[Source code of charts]
++++++++++
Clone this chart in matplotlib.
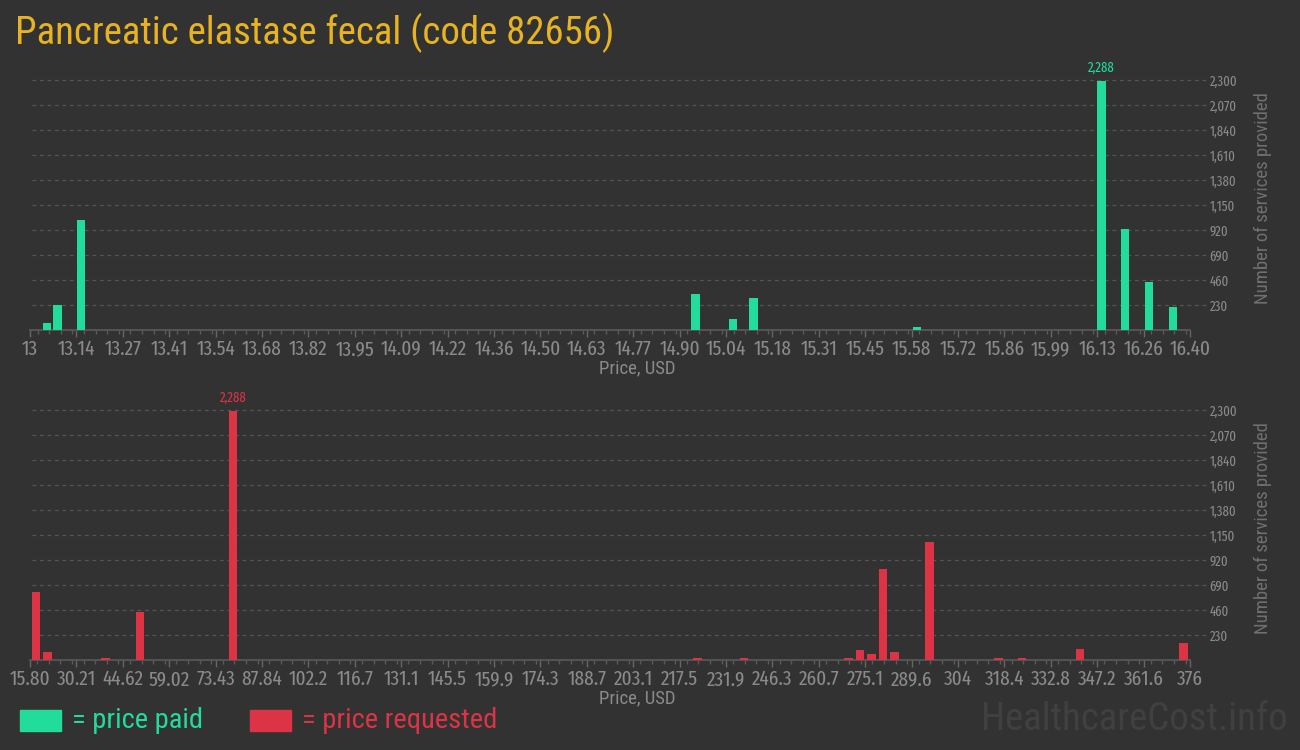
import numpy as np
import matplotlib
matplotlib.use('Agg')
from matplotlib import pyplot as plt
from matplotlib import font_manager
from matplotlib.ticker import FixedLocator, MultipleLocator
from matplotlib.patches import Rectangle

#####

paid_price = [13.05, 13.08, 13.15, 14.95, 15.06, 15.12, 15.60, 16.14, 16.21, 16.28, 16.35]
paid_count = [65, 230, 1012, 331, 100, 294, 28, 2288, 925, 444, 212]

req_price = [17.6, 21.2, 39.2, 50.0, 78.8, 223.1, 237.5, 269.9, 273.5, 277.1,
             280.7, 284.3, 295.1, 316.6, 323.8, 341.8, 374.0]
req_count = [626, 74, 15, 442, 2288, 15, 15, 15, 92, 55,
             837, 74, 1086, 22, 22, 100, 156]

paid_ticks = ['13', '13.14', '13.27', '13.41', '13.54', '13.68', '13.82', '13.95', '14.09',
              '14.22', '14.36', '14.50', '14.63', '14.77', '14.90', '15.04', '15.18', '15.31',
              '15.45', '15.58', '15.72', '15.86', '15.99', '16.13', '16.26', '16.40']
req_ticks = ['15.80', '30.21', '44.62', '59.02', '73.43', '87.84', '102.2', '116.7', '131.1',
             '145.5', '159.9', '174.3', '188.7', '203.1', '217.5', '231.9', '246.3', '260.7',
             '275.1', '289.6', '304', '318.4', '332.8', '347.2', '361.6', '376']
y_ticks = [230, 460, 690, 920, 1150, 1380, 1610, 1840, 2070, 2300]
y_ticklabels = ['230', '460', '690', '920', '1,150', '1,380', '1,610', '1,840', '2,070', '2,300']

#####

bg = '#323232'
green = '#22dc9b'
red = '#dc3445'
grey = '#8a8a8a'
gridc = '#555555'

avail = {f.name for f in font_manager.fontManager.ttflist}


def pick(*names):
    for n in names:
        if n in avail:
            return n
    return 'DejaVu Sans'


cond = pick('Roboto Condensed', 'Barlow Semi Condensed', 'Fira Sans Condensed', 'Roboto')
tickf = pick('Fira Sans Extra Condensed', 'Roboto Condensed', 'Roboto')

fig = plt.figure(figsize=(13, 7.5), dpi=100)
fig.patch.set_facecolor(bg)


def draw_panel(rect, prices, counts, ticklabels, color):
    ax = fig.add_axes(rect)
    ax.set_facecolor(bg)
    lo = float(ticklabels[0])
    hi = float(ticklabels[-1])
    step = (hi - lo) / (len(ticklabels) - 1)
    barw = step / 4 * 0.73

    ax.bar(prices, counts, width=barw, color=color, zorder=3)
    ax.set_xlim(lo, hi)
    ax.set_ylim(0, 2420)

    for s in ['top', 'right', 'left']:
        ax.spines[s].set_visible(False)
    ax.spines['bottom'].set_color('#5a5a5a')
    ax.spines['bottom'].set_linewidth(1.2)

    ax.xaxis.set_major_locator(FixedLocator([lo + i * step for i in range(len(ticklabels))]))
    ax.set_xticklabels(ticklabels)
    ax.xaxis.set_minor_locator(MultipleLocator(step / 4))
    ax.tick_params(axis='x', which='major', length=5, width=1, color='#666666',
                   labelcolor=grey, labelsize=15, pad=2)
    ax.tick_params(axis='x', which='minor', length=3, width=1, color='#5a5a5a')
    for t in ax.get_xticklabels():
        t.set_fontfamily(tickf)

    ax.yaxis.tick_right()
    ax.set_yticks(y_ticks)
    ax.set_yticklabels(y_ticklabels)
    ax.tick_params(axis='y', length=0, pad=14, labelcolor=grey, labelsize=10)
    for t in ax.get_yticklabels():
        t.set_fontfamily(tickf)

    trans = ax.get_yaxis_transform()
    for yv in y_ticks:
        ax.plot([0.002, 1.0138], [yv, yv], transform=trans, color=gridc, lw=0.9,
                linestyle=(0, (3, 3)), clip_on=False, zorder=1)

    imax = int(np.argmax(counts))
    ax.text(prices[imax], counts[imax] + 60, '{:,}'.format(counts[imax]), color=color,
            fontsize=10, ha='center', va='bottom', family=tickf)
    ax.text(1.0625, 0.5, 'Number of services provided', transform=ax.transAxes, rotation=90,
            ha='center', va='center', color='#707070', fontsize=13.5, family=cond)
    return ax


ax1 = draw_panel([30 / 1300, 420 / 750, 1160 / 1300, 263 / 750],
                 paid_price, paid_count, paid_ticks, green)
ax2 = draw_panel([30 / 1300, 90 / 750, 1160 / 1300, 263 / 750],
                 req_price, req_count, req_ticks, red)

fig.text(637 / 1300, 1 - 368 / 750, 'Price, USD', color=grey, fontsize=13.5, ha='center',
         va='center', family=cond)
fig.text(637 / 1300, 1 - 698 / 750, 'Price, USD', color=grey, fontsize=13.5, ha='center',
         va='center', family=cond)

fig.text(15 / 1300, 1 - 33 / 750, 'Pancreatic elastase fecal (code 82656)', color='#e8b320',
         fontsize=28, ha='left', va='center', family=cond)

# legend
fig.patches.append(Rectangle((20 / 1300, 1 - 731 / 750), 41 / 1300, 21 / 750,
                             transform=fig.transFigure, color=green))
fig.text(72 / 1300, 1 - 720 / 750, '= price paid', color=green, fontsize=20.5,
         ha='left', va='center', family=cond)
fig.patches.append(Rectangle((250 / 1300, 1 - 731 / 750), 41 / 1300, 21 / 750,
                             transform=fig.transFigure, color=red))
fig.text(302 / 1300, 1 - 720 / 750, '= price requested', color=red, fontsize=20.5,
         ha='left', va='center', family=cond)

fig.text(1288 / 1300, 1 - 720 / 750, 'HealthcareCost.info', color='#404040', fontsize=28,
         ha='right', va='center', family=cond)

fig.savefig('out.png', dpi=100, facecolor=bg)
++++++++++
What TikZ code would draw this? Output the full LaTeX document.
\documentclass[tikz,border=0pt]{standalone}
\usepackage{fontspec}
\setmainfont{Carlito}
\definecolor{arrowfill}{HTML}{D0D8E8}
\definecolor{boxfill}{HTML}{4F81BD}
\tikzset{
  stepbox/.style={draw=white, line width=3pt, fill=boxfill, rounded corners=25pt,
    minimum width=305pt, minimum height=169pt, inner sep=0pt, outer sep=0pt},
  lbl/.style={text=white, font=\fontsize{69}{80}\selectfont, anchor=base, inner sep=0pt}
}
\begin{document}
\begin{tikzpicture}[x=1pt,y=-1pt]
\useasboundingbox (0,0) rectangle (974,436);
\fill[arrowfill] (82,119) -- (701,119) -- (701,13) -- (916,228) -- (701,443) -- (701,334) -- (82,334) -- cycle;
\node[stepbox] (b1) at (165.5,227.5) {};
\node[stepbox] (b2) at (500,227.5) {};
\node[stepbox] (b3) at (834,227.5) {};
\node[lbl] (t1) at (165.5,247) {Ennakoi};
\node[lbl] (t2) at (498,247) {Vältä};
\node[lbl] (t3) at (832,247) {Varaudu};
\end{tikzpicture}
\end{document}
++++++++++
» **SHORT PROBLEM**
Collect each line above holding the string "matplotlib".

» **ANSWER BELOW**
Clone this chart in matplotlib.
import matplotlib
matplotlib.use('Agg')
from matplotlib import pyplot as plt
from matplotlib import font_manager
from matplotlib.ticker import FixedLocator, MultipleLocator
from matplotlib.patches import Rectangle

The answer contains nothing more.